Five years down the line, I am now on my third kind of antidepressant: venlafaxine. After over six months of adjusting my doses, working through the brain fog and trying to adapt to life with permanent exhaustion, I think it’s working okay for now. I still forget to take it sometimes, but the ever-nasty side-effects (this time, it’s something called ‘brain zaps’ – a lot less fun than they sound) serve to remind me when it’s time to take them.
When I read things online like: ‘You don’t need that poison in your body,’ or ‘Just have a glass of water and some fresh air rather than happy pills’, I sometimes feel a little guilty. Is relying on medication a sign of my own personal weakness? Does it indicate an inability to manage or regulate my feelings for myself?

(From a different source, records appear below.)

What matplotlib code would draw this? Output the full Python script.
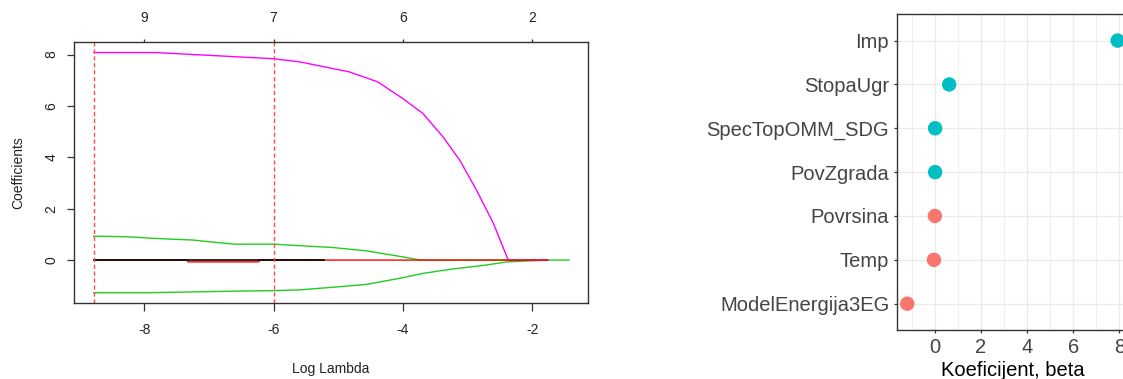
import matplotlib.pyplot as plt
import numpy as np

plt.rcParams['font.family'] = ['Liberation Sans', 'DejaVu Sans']
plt.rcParams['axes.unicode_minus'] = False

# lasso coefficient paths (log lambda, coefficient)
imp_loglam = [-8.78, -7.81, -6.0, -5.6, -4.83, -4.39, -4.0, -3.69, -3.38, -3.12, -2.86, -2.6, -2.37, -1.76]
imp_coef = [8.08, 8.08, 7.84, 7.72, 7.33, 6.94, 6.29, 5.71, 4.80, 3.89, 2.72, 1.43, 0.0, 0.0]

pos_loglam = [-8.78, -8.27, -7.81, -7.24, -6.98, -6.6, -6.0, -5.6, -5.09, -4.57, -4.11, -3.72, -1.76]
pos_coef = [0.93, 0.91, 0.84, 0.78, 0.71, 0.62, 0.62, 0.56, 0.49, 0.36, 0.17, 0.0, 0.0]

neg_loglam = [-8.78, -7.91, -6.6, -6.0, -5.6, -5.09, -4.57, -4.05, -3.69, -3.27, -2.7, -2.39, -1.76, -1.43]
neg_coef = [-1.27, -1.27, -1.21, -1.19, -1.16, -1.06, -0.95, -0.71, -0.52, -0.36, -0.19, -0.07, 0.0, 0.0]

red_loglam = [-8.78, -7.34, -7.32, -6.23, -6.21, -1.76]
red_coef = [0.0, 0.0, -0.07, -0.07, 0.0, 0.0]

black_loglam = [-8.78, -5.22]
black_coef = [0.0, 0.0]

lambda_min = -8.78
lambda_1se = -6.0
top_loglam = [-8, -6, -4, -2]
top_counts = ['9', '7', '6', '2']

# selected coefficients (right panel)
features = ['ModelEnergija3EG', 'Temp', 'Povrsina', 'PovZgrada', 'SpecTopOMM_SDG', 'StopaUgr', 'Imp']
beta = [-1.20, -0.04, 0.0, 0.01, 0.01, 0.62, 7.93]

fig = plt.figure(figsize=(11.23, 3.79), dpi=100)

# ---- left: glmnet style path plot ----
ax1 = fig.add_axes([0.0662, 0.2013, 0.4572, 0.6871])
ax1.plot(neg_loglam, neg_coef, color='#1fcc1f', lw=1.0)
ax1.plot(pos_loglam, pos_coef, color='#1fcc1f', lw=1.0)
ax1.plot(imp_loglam, imp_coef, color='#ff00ff', lw=1.0)
ax1.plot(red_loglam, red_coef, color='#ff0000', lw=1.0)
ax1.plot(black_loglam, black_coef, color='black', lw=1.2)
for v in [lambda_min, lambda_1se]:
    ax1.axvline(v, color='#ff4a4a', lw=1.0, linestyle=(0, (3, 2)))

ax1.set_xlim(-9.08, -1.14)
ax1.set_ylim(-1.66, 8.48)
ax1.set_xticks([-8, -6, -4, -2], ['-8', '-6', '-4', '-2'])
ax1.set_yticks([0, 2, 4, 6, 8], ['0', '2', '4', '6', '8'])
plt.setp(ax1.get_yticklabels(), rotation=90, va='center')
ax1.tick_params(length=5.4, width=0.9, color='#333333', labelsize=10, labelcolor='#222222')
ax1.tick_params(axis='x', pad=9)
ax1.tick_params(axis='y', pad=6)
for s in ax1.spines.values():
    s.set_color('#333333')
    s.set_linewidth(1.0)
ax1.set_xlabel('Log Lambda', fontsize=10, color='#222222', labelpad=18)
ax1.set_ylabel('Coefficients', fontsize=10, color='#222222', labelpad=14)

top = ax1.secondary_xaxis('top')
top.set_xticks(top_loglam, top_counts)
top.tick_params(length=2.2, width=0.9, color='#333333', labelsize=10, labelcolor='#222222', pad=10.5)
top.spines['top'].set_visible(False)

# ---- right: ggplot style dot plot ----
teal = '#00BFC4'
salmon = '#F8766D'
colors = [teal if b > 0 else salmon for b in beta]
rng = max(beta) - min(beta)
ypos = np.arange(len(features))

ax2 = fig.add_axes([0.7985, 0.1293, 0.2061, 0.833])
ax2.scatter(beta, ypos, c=colors, s=108, linewidths=0, zorder=3, clip_on=False)
ax2.set_xlim(min(beta) - 0.05 * rng, max(beta) + 0.05 * rng)
ax2.set_ylim(-0.6, len(features) - 0.4)
ax2.set_xticks([0, 2, 4, 6, 8])
ax2.set_xticks([-1, 1, 3, 5, 7], minor=True)
ax2.set_yticks(ypos, features)
ax2.grid(which='major', color='#EBEBEB', lw=1.0)
ax2.grid(which='minor', axis='x', color='#EBEBEB', lw=0.6)
ax2.set_axisbelow(True)
ax2.tick_params(which='major', length=2.4, width=0.9, color='#333333',
                labelsize=14.5, labelcolor='#444444')
ax2.tick_params(which='minor', length=0)
ax2.tick_params(axis='y', pad=3)
ax2.tick_params(axis='x', pad=3.5)
for s in ax2.spines.values():
    s.set_color('#333333')
    s.set_linewidth(1.0)
ax2.set_xlabel('Koeficijent, beta', fontsize=14.5, color='black', labelpad=2.5)

fig.savefig('out.png', dpi=100)
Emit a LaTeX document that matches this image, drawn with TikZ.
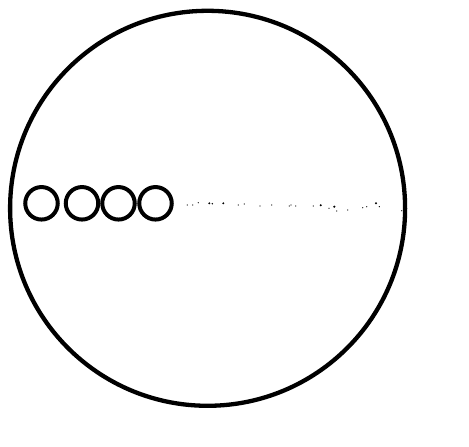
\documentclass[tikz,border=0pt]{standalone}
\begin{document}
\begin{tikzpicture}[x=1pt,y=-1pt,
  bigring/.style={draw=black,line width=4.3pt},
  smallring/.style={draw=black,line width=4pt,circle,minimum size=32.5pt,inner sep=0pt},
  speck/.style={fill=black,circle,inner sep=0pt,minimum size=#1}]
\useasboundingbox (0,0) rectangle (469,447);
\node[bigring,circle,minimum size=395pt,inner sep=0pt] (outer) at (207.6,208.3) {};
\node[smallring] (c1) at (41.5,203.3) {};
\node[smallring] (c2) at (82,203.3) {};
\node[smallring] (c3) at (118.5,203.3) {};
\node[smallring] (c4) at (155.5,203.3) {};
\foreach \x/\y/\s in {187.3/205/1.3pt,192.7/205/1.3pt,198.3/202.7/1.3pt,209.3/203.3/2.2pt,212.3/203.7/1.6pt,223.3/203.3/2.2pt,238.3/205/1.3pt,244.3/204/1.3pt,260/206/1.3pt,271.7/205/1.3pt,289.3/206/1.3pt,291/205/1.3pt,295.7/206/1.3pt,313.3/206/1.3pt,320.7/205.3/2.2pt,329/208.3/1.3pt,334.3/206.7/2.4pt,336.7/211/1.3pt,347.7/210/1.3pt,362.7/207.7/1.3pt,366.7/206.7/1.3pt,376/203.3/2.2pt,379.3/206.7/1.3pt,401.7/210.7/1.3pt}
  \node[speck=\s] at (\x,\y) {};
\end{tikzpicture}
\end{document}
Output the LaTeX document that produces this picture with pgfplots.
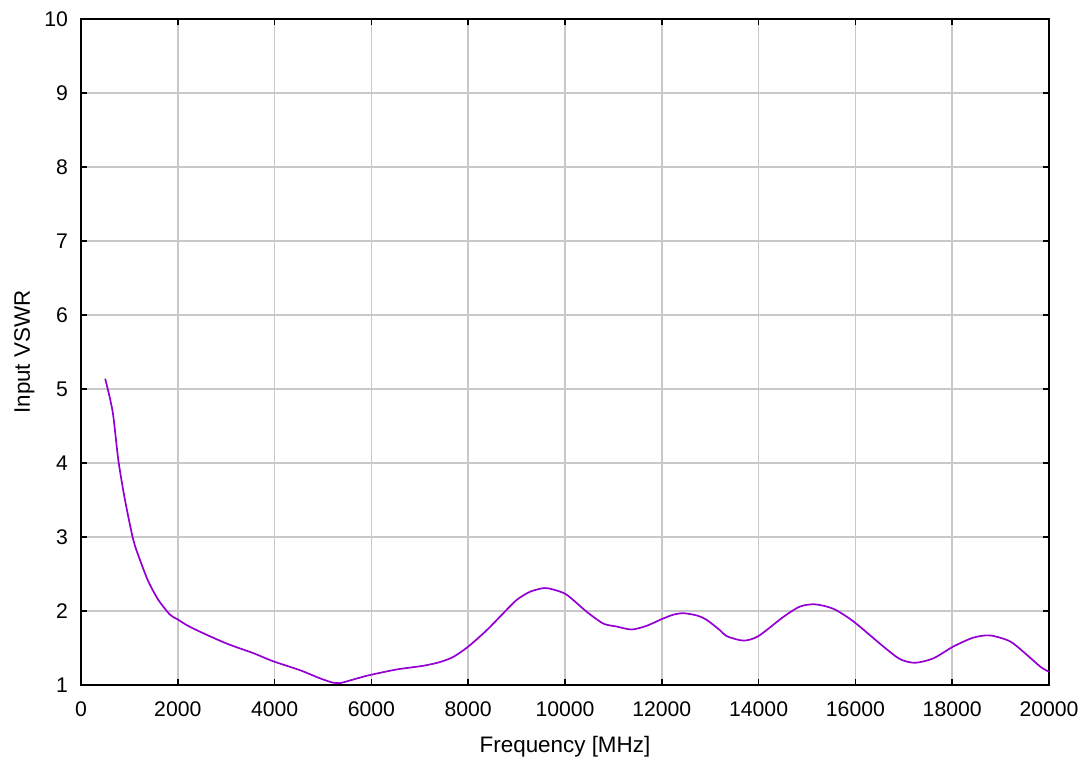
\documentclass[border=0pt]{standalone}
\usepackage{pgfplots}
\pgfplotsset{compat=1.18}
\usepackage{fontspec}
\setmainfont{Liberation Sans}
\definecolor{curve}{RGB}{148,0,211}
\definecolor{gridc}{RGB}{200,200,200}
\begin{document}
\begin{tikzpicture}
\begin{axis}[
  name=ax,
  scale only axis,
  width=484pt, height=333pt,
  xmin=0, xmax=20000, ymin=1, ymax=10,
  xtick={0,2000,...,20000},
  ytick={1,2,...,10},
  scaled x ticks=false,
  xticklabel style={/pgf/number format/1000 sep={}},
  /pgf/number format/assume math mode=true,
  tick label style={font=\fontsize{10.6}{12}\selectfont},
  label style={font=\fontsize{11.2}{13}\selectfont},
  xlabel={Frequency [MHz]},
  ylabel={Input VSWR},
  xlabel style={yshift=-2.5pt},
  ylabel style={yshift=-2pt},
  tick align=inside,
  major tick length=3pt,
  tick style={black, line width=0.8pt},
  axis line style={black, line width=1pt},
  grid=major,
  major grid style={gridc, line width=0.8pt},
  xticklabel style={yshift=-5pt},
  yticklabel style={xshift=-3pt},
]
\addplot[curve, line width=0.85pt, no marks, smooth, tension=0.45] coordinates {
(500,5.14) (655,4.69) (771,4.04) (909,3.50) (1081,2.96) (1219,2.69)
(1391,2.40) (1598,2.15) (1839,1.95) (1990,1.89) (2183,1.81) (2459,1.72)
(3010,1.56) (3561,1.43) (3974,1.32) (4525,1.20) (4938,1.09) (5213,1.03)
(5351,1.025) (5764,1.10) (5971,1.135) (6523,1.21) (7074,1.26) (7417,1.31)
(7693,1.38) (8003,1.52) (8382,1.74) (8726,1.97) (9002,2.15) (9277,2.26)
(9566,2.31) (9759,2.29) (10035,2.22) (10448,1.99) (10792,1.83) (11068,1.79)
(11378,1.75) (11688,1.80) (11998,1.89) (12239,1.95) (12446,1.97) (12722,1.94)
(12927,1.88) (13202,1.74) (13340,1.66) (13685,1.60) (13994,1.66) (14511,1.92)
(14855,2.06) (15165,2.09) (15544,2.03) (15957,1.86) (16577,1.52) (16921,1.35)
(17231,1.30) (17610,1.36) (18023,1.52) (18437,1.64) (18781,1.67) (19194,1.59)
(19538,1.41) (19835,1.24) (20000,1.18)
};
\end{axis}
\pgfresetboundingbox
\path (ax.south west) ++(-40.5pt,-37.5pt) coordinate (bl);
\path (ax.north east) ++(19.5pt,9.5pt) coordinate (tr);
\path[use as bounding box] (bl) rectangle (tr);
\end{tikzpicture}
\end{document}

This couldn’t be further from the truth. Medication is messy, confusing and comes with it’s own set of difficulties you never thought you’d have to deal with, but if you stick it out and find what medication works for you, it can help you navigate yourself not to the ‘normal’ you were before, but to a new normal. This new normal might be different, complicated and leave you feeling a little battleworn, but it is nonetheless a means for you to live your life.
Sometimes, I look in the mirror at my size 16 frame (I was a size 8 before I started medication), and wonder if it was a mistake taking it in the first place. But what I, and everyone experiencing mental health issues needs to remember is that we owe it to ourselves to not just exist, but to live. We deserve to laugh, smile, make memories and finish our education just the same as anyone else, and the barriers in our brain shouldn’t deprive us of living the life we know we deserve. I know first-hand that adapting to medication is a battle in itself, but I guess we can call it a ‘necessary evil’ that we need to live through in order to get some semblance of enjoyment, functionality and existence back.
So, if you’re someone whose on medication, have no doubt of your personal strength and resilience: you’re doing amazing, and some clueless Karen asking you to ‘breathe’ on the internet doesn’t change that.